Tels étaient les faits. Et ce sont ces droits qui sont condamnés : le rassemblement et la manifestation tant devant le siège de l’Economia que dans les bureaux de vote ; le vote en cas de référendum ; la désobéissance civile contre les lois injustes, telles que les décisions de la Cour constitutionnelle qui entravent le droit de décision de la Catalogne ; la résistance pacifique pour protéger les bureaux de vote, etc. etc.
La condamnation de la Cour suprême n’affecte pas seulement les douze accusés
Elle touche les personnes qui ont participé à manifestation face à l’Economia, à l’occupation et à la défense des écoles, au vote du 1er octobre, les millions de personnes qui ont manifesté pendant des années pour exiger du gouvernement de l’Etat et de la Generalitat l’exercice du droit à l’autodétermination. Lors d’un rassemblement de l’Assemblée nationale catalane, Carme Forcadell [ancienne présidente du Parlement de Catalogne et membre de Junts pel Si] a déclaré à Artur Mas : « Président, mettez en place les urnes ! » Et à d’innombrables reprises, des centaines de milliers de personnes ont dit à nos politiciens : « Volem votar ».Il ne serait jamais allé aussi loin sans cette pression. C’est pourquoi la sentence de la Cour suprême condamne tous ceux d’entre nous qui l’ont fait.
La décision de la Cour suprême ne concerne pas seulement ceux d’entre nous qui ont participé aux événements précédents en exerçant leurs droits fondamentaux. Elle touchera tous ceux qui veulent les exercer à l’avenir, en Catalogne et dans l’ensemble de l’Etat. C’est là sa véritable portée. C’était le plan stratégique du gouvernement PP (Parti populaire) pour promouvoir le procès, celui de Pedro Sánchez (PSOE) pour le maintenir et celui des pouvoirs de l’Etat qui sont derrière les deux.
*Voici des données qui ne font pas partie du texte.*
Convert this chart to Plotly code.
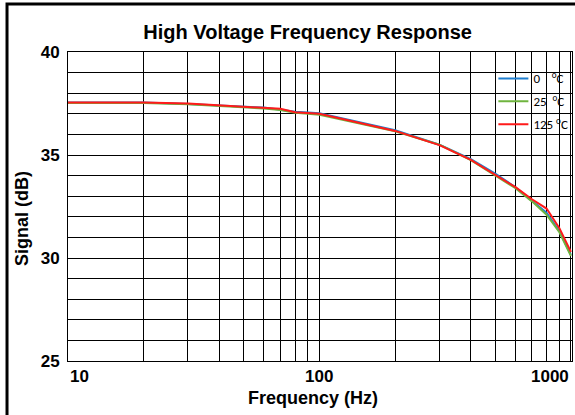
import math
import plotly.graph_objects as go

# Frequency points (Hz)
freq = [10, 20, 30, 40, 50, 60, 70, 80, 90, 100,
        200, 300, 400, 500, 600, 700, 800, 900, 1000]

# Signal (dB) per temperature
sig_0c = [37.55, 37.55, 37.48, 37.40, 37.35, 37.30, 37.20, 37.10, 37.06, 37.03,
          36.20, 35.50, 34.80, 34.10, 33.45, 32.80, 32.20, 31.30, 30.15]
sig_25c = [37.53, 37.52, 37.46, 37.38, 37.32, 37.26, 37.18, 37.05, 37.00, 36.95,
           36.15, 35.50, 34.75, 34.00, 33.40, 32.75, 32.10, 31.25, 30.10]
sig_125c = [37.55, 37.55, 37.50, 37.42, 37.35, 37.28, 37.24, 37.08, 37.04, 37.00,
            36.17, 35.48, 34.76, 34.05, 33.45, 32.85, 32.40, 31.45, 30.30]

x_grid = [10, 20, 30, 40, 50, 60, 70, 80, 90,
          100, 200, 300, 400, 500, 600, 700, 800, 900, 1000]
x_labels = [10, 100, 1000]
y_grid = list(range(25, 41))
y_labels = [25, 30, 35, 40]

NB = "\u00a0"
series = [
    (sig_0c,   f"0{NB}{NB}{NB} <sup>o</sup>C",  "#1f7fd0"),
    (sig_25c,  f"25{NB} <sup>o</sup>C",         "#6fb43f"),
    (sig_125c, f"125 <sup>o</sup>C",            "#ff1a1a"),
]

FONT = "Liberation Sans, Arial, sans-serif"

fig = go.Figure()
for i, (vals, name, color) in enumerate(series):
    fig.add_trace(go.Scatter(
        x=freq, y=vals, name=name, mode="lines",
        legendgroup=str(i),
        line=dict(color=color, width=2),
    ))

# x tick labels, Excel-style alignment
anchors = {10: "left", 100: "center", 1000: "right"}
for v in x_labels:
    fig.add_annotation(
        x=math.log10(v), y=0, xref="x", yref="paper",
        yshift=-15, text=str(v), showarrow=False,
        xanchor=anchors[v], yanchor="middle",
        font=dict(family=FONT, size=17, color="black", weight="bold"),
    )

fig.add_annotation(
    x=0.487, y=-0.12, xref="paper", yref="paper",
    xanchor="center", yanchor="middle",
    text="Frequency (Hz)", showarrow=False,
    font=dict(family=FONT, size=18, color="black", weight="bold"),
)
fig.add_annotation(
    x=-0.091, y=0.46, xref="paper", yref="paper", textangle=-90,
    xanchor="center", yanchor="middle",
    text="Signal (dB)", showarrow=False,
    font=dict(family=FONT, size=18, color="black", weight="bold"),
)

# outer frame
fig.add_shape(
    type="rect", xref="paper", yref="paper",
    x0=-0.121, x1=1.03, y0=-0.25, y1=1.155,
    line=dict(color="black", width=3), fillcolor="rgba(0,0,0,0)",
)

fig.update_layout(
    width=575, height=415,
    margin=dict(l=68, r=3, t=52, b=54, autoexpand=False),
    paper_bgcolor="white", plot_bgcolor="white",
    font=dict(family=FONT, color="black"),
    title=dict(
        text="<b>High Voltage Frequency Response</b>",
        x=0.535, xanchor="center", y=0.923, yanchor="middle",
        font=dict(family=FONT, size=20, color="black"),
    ),
    xaxis=dict(
        type="log", range=[1, math.log10(1010)],
        tickvals=x_grid, ticktext=["" for _ in x_grid],
        showgrid=True, gridcolor="black", gridwidth=1,
        showline=True, linecolor="black", linewidth=1, mirror=True,
        ticks="", zeroline=False,
    ),
    yaxis=dict(
        range=[25, 40],
        tickvals=y_grid,
        ticktext=[str(v) if v in y_labels else "" for v in y_grid],
        tickfont=dict(family=FONT, size=17, color="black", weight="bold"),
        showgrid=True, gridcolor="black", gridwidth=1,
        showline=True, linecolor="black", linewidth=1, mirror=True,
        ticks="", ticklabelstandoff=4, zeroline=False,
    ),
    legend=dict(
        x=0.844, y=0.963, xanchor="left", yanchor="top",
        bgcolor="rgba(0,0,0,0)", borderwidth=0,
        tracegroupgap=3, itemwidth=30,
        font=dict(family="Carlito, Lato, sans-serif", size=13, color="black"),
    ),
    showlegend=True,
)

fig.write_html(
    "out.html",
    config={"displayModeBar": False},
    post_script="document.body.style.margin='0';",
)
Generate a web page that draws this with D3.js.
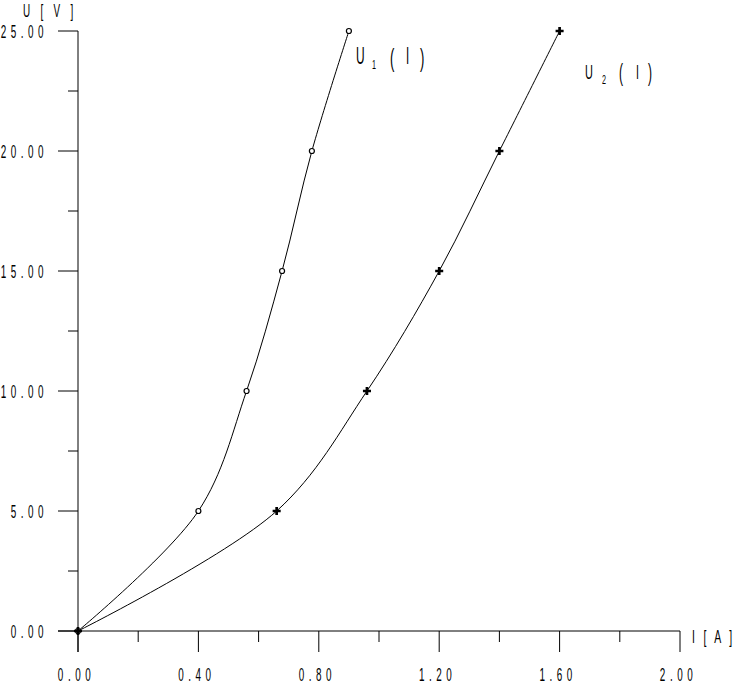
<!DOCTYPE html>
<html><head><meta charset="utf-8">
<script src="https://cdn.jsdelivr.net/npm/d3@7"></script>
<style>
body{margin:0;background:#fff;}
text{font-family:"Liberation Sans",Arial,sans-serif;fill:#000;}
</style></head>
<body>
<svg id="c" width="735" height="687"></svg>
<script>
const u1Current = [0, 0.40, 0.56, 0.678, 0.777, 0.90];
const u1Voltage = [0, 5, 10, 15, 20, 25];
const u2Current = [0, 0.66, 0.96, 1.20, 1.40, 1.60];
const u2Voltage = [0, 5, 10, 15, 20, 25];
const xTickValues = [0, 0.4, 0.8, 1.2, 1.6, 2.0];
const xTickLabels = ["0.00","0.40","0.80","1.20","1.60","2.00"];
const yTickValues = [0, 5, 10, 15, 20, 25];
const yTickLabels = ["0.00","5.00","10.00","15.00","20.00","25.00"];

const svg = d3.select("#c");
const x = d3.scaleLinear().domain([0, 2]).range([78, 680]);
const y = d3.scaleLinear().domain([0, 25]).range([631, 31]);

const SX = 0.55;
// condensed, letter-spaced text helper
function ctext(px, py, str, size, lsPost, anchor, sx) {
  sx = sx || SX;
  const g = svg.append("g").attr("transform", `translate(${px},${py}) scale(${sx},1)`);
  return g.append("text").attr("x", 0).attr("y", 0)
    .attr("text-anchor", anchor || "start")
    .style("font-size", size + "px")
    .style("letter-spacing", (lsPost / sx) + "px")
    .text(str);
}

// X axis
const gx = svg.append("g");
gx.append("line").attr("x1", 58).attr("x2", x(2)).attr("y1", y(0)).attr("y2", y(0)).attr("stroke", "#000");
d3.range(0, 2.0001, 0.2).forEach((v, i) => {
  const major = i % 2 === 0;
  gx.append("line").attr("x1", x(v)).attr("x2", x(v)).attr("y1", y(0)).attr("y2", y(0) + (major ? 21 : 11)).attr("stroke", "#000");
});
xTickValues.forEach((v, i) => {
  ctext(x(v) - 1.5, 681, xTickLabels[i], 18, 4.5, "middle");
});
// Y axis
const gy = svg.append("g");
gy.append("line").attr("x1", x(0)).attr("x2", x(0)).attr("y1", y(25)).attr("y2", y(0) + 21).attr("stroke", "#000");
d3.range(0, 25.001, 2.5).forEach((v, i) => {
  const major = i % 2 === 0;
  gy.append("line").attr("x1", x(0) - (major ? 20 : 10)).attr("x2", x(0)).attr("y1", y(v)).attr("y2", y(v)).attr("stroke", "#000");
});
yTickValues.forEach((v, i) => {
  ctext(48, y(v) + 7, yTickLabels[i], 18, 4.5, "end");
});
// Axis titles
ctext(23, 17, "U [ V ]", 18, 3.8, "start");
ctext(692, 643, "I [ A ]", 19, 2.8, "start");

// Curves
const line = d3.line().x(d => x(d[0])).y(d => y(d[1])).curve(d3.curveCatmullRom.alpha(0.5));
const d1 = u1Current.map((c, i) => [c, u1Voltage[i]]);
const d2 = u2Current.map((c, i) => [c, u2Voltage[i]]);
svg.append("path").attr("d", line(d1)).attr("fill", "none").attr("stroke", "#000").attr("stroke-width", 1);
svg.append("path").attr("d", line(d2)).attr("fill", "none").attr("stroke", "#000").attr("stroke-width", 1);

// Markers
svg.selectAll(".m1").data(d1).enter().append("circle").attr("cx", d => x(d[0])).attr("cy", d => y(d[1]))
  .attr("r", 2.5).attr("fill", "#fff").attr("stroke", "#000").attr("stroke-width", 1.2);
const plus = d3.symbol().type(d3.symbolCross).size(36);
svg.selectAll(".m2").data(d2).enter().append("path").attr("d", plus)
  .attr("transform", d => `translate(${x(d[0])},${y(d[1])})`).attr("fill", "#000");

// Series labels
ctext(356, 64, "U", 23, 0, "start", 0.52);
ctext(372, 69, "1", 12, 0, "start", 0.6);
ctext(390, 67, "(", 26, 0, "start", 0.5);
ctext(406, 64, "I", 23, 0, "start", 0.5);
ctext(420, 67, ")", 26, 0, "start", 0.5);

ctext(585, 79, "U", 21, 0, "start", 0.52);
ctext(602, 84, "2", 12, 0, "start", 0.6);
ctext(619, 81, "(", 24, 0, "start", 0.5);
ctext(636, 79, "I", 21, 0, "start", 0.5);
ctext(648, 81, ")", 24, 0, "start", 0.5);
</script>
</body></html>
Désormais, les actions citoyennes massives et pacifiques dans l’exercice des droits fondamentaux peuvent être qualifiées de tumultueuses et accusées de sédition.
C’est pourquoi la Catalogne et tout l’État espagnol doivent se mobiliser contre cette condamnation :
• pour demander la libération des prisonniers et des exilés, pour l’amnistie. Pour faire reculer Pedro Sánchez, qui, en apprenant la sentence et pour ne pas être moins sévère que la droite, a rejeté la grâce et exigé le respect intégral de la sentence ;
• pour le libre exercice de toutes les libertés fondamentales, pour une démocratie pleine et entière et sans restrictions ;
• pour le droit à l’autodétermination de la Catalogne et de tous les peuples.
Il y aura de nombreuses occasions de le faire au cours des mobilisations qui ont déjà commencé aujourd’hui [elles ont été massives] et de celles qui suivront. En Catalogne : les 5 marches qui quitteront Gérone, Vic, Berga, Tàrrega et Tarragone pour converger à Barcelone, la grève générale du vendredi 18 octobre, la manifestation des municipalités et de syndicats du 26 octobre, etc. Et aussi dans tout l’Etat
Parce que, comme Jordi Cuixart l’a tranquillement expliqué aux juges de la Cour suprême, les droits se gagnent en les exerçant : #HoTornaremAFer [Nous allons le refaire]. Et il l’a répété aujourd’hui en entendant la phrase : « La réponse est la récidive ».